■ EXERCISE DESCRIPTION: Pull every "React" line out of the data below.

═══ PROVIDED MATERIAL

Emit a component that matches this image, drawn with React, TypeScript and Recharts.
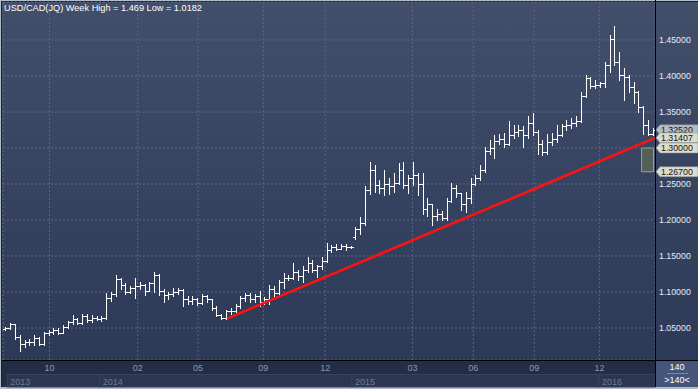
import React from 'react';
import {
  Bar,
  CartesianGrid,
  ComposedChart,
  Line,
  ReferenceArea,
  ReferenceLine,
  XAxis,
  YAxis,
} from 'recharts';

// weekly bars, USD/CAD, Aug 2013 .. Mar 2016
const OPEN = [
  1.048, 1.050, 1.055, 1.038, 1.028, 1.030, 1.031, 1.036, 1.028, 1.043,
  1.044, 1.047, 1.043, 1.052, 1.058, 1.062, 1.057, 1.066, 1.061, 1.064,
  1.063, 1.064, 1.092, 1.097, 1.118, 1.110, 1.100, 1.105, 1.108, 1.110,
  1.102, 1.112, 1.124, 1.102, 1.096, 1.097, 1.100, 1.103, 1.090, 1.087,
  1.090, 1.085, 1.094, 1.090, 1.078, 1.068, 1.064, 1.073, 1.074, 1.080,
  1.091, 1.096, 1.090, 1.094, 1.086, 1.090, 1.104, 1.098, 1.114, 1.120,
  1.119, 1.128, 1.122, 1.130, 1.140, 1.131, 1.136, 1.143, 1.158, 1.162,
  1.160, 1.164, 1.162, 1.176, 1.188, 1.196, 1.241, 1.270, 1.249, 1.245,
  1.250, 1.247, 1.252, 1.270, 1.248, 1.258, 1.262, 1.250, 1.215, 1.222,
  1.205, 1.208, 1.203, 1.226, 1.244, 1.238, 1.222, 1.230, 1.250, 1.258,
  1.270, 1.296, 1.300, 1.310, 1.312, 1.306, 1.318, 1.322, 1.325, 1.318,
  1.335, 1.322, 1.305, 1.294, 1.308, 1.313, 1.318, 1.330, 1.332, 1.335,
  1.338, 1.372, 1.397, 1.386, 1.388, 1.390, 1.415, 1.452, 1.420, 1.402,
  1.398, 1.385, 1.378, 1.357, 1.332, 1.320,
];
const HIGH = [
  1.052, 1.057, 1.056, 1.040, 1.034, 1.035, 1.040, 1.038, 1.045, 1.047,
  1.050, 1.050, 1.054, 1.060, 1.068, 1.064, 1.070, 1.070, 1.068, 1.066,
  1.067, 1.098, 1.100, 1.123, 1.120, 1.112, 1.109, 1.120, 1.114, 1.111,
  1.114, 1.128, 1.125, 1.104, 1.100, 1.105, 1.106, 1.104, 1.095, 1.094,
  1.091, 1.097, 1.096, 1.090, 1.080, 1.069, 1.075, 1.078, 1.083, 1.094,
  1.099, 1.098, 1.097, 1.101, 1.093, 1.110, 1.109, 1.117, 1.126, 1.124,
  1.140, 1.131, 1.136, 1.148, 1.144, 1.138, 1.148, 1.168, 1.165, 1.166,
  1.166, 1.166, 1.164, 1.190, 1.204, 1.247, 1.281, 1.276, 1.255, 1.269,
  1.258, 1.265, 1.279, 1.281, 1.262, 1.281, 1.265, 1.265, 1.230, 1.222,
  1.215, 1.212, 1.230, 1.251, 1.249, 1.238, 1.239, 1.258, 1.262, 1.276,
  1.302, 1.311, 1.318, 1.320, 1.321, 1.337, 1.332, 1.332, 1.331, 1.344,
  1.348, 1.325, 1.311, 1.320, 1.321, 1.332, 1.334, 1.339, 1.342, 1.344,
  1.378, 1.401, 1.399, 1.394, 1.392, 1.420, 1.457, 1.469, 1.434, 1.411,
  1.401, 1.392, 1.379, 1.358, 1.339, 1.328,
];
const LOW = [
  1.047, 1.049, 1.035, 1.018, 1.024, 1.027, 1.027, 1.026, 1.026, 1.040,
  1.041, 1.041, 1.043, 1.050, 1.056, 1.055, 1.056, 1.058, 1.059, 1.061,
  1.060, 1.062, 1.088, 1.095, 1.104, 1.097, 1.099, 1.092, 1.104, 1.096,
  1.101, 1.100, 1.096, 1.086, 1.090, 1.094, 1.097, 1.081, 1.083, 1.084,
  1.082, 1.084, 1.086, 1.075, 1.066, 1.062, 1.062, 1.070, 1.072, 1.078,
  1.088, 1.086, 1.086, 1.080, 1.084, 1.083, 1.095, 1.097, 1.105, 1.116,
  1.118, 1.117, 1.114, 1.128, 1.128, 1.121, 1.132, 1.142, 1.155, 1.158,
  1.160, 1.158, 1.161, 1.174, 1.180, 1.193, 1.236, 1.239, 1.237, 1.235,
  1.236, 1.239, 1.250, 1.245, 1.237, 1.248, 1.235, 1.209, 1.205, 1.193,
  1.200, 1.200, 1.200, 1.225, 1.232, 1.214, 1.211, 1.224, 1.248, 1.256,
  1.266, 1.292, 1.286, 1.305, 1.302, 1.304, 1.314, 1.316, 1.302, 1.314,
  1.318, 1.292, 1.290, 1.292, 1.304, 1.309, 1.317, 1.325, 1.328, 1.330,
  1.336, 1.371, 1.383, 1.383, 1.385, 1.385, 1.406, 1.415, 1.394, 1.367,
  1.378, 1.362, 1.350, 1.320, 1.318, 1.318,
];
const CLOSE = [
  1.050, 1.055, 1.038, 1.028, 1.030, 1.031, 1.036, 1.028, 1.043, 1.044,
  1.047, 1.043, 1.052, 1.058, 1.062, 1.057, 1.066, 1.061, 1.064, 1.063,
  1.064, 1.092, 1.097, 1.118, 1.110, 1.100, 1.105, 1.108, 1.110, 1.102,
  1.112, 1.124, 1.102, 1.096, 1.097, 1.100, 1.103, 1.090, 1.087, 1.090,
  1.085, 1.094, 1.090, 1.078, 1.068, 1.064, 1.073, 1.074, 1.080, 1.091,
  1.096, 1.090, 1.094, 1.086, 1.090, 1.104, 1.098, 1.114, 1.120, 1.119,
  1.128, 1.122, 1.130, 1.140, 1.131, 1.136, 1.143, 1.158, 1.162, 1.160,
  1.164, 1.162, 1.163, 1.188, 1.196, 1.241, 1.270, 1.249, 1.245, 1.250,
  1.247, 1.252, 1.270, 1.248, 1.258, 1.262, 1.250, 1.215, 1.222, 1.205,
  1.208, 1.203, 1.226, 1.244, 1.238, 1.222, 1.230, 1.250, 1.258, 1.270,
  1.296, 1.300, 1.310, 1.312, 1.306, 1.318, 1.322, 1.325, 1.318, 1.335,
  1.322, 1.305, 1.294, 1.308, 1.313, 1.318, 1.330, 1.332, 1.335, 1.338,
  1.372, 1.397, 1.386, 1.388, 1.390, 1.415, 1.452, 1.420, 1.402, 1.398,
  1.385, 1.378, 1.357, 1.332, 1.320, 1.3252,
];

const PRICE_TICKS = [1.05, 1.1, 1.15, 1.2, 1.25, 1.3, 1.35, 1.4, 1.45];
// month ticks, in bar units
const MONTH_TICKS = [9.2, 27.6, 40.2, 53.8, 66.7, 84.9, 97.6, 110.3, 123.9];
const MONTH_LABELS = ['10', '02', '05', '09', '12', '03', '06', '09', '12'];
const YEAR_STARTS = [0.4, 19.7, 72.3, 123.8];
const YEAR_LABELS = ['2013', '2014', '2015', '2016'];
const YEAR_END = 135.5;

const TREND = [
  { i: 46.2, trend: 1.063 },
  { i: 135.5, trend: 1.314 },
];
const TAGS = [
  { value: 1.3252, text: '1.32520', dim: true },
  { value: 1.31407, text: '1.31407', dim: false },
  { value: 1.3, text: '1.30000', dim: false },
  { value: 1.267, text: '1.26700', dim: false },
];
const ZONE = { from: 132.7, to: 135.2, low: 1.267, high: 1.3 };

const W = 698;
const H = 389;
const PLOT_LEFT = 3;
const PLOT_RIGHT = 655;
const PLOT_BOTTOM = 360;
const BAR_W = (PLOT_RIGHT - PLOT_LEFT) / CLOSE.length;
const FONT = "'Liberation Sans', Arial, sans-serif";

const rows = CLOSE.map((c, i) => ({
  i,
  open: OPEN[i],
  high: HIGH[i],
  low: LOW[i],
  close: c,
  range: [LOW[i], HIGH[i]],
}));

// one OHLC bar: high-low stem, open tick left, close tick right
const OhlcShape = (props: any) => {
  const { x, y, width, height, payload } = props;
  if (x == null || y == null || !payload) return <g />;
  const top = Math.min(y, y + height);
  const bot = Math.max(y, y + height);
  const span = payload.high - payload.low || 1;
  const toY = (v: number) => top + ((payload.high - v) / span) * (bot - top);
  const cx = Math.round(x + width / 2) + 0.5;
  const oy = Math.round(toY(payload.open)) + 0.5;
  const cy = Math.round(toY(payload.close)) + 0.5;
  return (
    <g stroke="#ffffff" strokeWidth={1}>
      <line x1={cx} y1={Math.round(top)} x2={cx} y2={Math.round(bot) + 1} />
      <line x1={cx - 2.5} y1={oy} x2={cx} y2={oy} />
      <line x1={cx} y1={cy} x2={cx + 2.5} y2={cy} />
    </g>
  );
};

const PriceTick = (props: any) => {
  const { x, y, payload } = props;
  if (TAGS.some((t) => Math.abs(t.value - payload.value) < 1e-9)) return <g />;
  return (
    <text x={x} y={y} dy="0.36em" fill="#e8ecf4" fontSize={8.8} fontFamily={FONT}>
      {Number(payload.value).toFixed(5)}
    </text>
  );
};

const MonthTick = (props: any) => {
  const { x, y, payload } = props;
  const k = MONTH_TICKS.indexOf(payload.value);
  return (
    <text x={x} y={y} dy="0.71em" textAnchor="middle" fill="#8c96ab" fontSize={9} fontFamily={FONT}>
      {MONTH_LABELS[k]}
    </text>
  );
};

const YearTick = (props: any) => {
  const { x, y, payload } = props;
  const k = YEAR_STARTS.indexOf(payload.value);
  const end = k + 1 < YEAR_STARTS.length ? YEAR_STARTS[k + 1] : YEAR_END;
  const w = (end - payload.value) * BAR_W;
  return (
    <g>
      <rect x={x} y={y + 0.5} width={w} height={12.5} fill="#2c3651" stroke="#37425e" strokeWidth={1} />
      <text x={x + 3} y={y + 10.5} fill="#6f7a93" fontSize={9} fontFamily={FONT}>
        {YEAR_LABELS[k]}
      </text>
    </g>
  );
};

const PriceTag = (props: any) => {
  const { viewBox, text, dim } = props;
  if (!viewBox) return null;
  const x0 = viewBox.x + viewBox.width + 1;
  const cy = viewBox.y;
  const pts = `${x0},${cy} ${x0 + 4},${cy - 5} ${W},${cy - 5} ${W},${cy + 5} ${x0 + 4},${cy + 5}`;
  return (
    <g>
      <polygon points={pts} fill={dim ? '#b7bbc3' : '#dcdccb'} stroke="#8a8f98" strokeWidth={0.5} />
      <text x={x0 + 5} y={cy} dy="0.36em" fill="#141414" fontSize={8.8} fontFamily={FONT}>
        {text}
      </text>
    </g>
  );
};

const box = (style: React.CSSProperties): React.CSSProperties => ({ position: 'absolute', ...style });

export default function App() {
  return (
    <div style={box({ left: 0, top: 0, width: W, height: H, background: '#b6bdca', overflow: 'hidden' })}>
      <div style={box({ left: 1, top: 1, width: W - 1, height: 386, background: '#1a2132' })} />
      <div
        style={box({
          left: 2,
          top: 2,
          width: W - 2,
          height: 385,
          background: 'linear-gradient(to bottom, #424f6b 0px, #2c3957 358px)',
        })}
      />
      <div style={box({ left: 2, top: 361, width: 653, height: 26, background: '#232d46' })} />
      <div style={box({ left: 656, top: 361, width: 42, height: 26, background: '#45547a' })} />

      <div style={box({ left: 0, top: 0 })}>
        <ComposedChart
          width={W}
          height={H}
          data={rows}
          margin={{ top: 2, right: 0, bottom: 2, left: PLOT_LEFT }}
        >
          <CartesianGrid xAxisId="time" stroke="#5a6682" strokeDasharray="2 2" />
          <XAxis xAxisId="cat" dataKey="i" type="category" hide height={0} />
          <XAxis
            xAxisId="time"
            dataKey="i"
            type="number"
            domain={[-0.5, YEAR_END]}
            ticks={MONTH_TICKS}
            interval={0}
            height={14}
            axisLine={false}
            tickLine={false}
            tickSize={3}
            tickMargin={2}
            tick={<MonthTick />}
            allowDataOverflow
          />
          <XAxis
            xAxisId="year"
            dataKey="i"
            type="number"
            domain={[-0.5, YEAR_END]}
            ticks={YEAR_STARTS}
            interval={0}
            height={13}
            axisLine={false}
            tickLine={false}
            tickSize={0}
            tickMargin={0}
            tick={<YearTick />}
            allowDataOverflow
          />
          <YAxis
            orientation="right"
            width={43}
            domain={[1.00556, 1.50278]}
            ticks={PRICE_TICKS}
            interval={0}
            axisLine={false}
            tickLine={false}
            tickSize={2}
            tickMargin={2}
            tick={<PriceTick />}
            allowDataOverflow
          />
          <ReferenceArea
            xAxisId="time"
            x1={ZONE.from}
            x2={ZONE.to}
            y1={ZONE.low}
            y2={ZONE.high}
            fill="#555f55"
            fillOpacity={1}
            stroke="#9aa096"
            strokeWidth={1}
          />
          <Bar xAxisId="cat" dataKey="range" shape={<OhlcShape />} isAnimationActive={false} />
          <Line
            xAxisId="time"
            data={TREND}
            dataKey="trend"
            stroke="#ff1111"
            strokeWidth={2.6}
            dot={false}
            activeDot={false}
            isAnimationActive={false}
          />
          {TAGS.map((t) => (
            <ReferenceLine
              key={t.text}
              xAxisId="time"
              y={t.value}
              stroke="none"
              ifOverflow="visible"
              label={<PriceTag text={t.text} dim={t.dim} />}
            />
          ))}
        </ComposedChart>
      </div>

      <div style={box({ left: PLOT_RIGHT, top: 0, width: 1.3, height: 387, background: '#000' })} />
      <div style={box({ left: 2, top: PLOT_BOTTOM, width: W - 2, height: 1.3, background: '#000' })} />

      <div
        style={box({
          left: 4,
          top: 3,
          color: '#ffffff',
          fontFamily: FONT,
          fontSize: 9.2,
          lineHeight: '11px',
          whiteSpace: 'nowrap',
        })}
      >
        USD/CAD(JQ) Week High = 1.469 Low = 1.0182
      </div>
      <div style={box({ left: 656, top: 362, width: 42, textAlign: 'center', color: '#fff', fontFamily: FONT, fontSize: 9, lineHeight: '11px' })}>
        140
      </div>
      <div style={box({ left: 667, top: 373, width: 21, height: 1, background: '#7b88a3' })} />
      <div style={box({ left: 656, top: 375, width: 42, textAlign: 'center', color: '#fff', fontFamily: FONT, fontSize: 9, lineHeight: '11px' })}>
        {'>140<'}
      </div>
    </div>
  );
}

══════

■ RESULT OF THIS EXERCISE:
Emit a component that matches this image, drawn with React, TypeScript and Recharts.
import React from 'react';
const box = (style: React.CSSProperties): React.CSSProperties => ({ position: 'absolute', ...style });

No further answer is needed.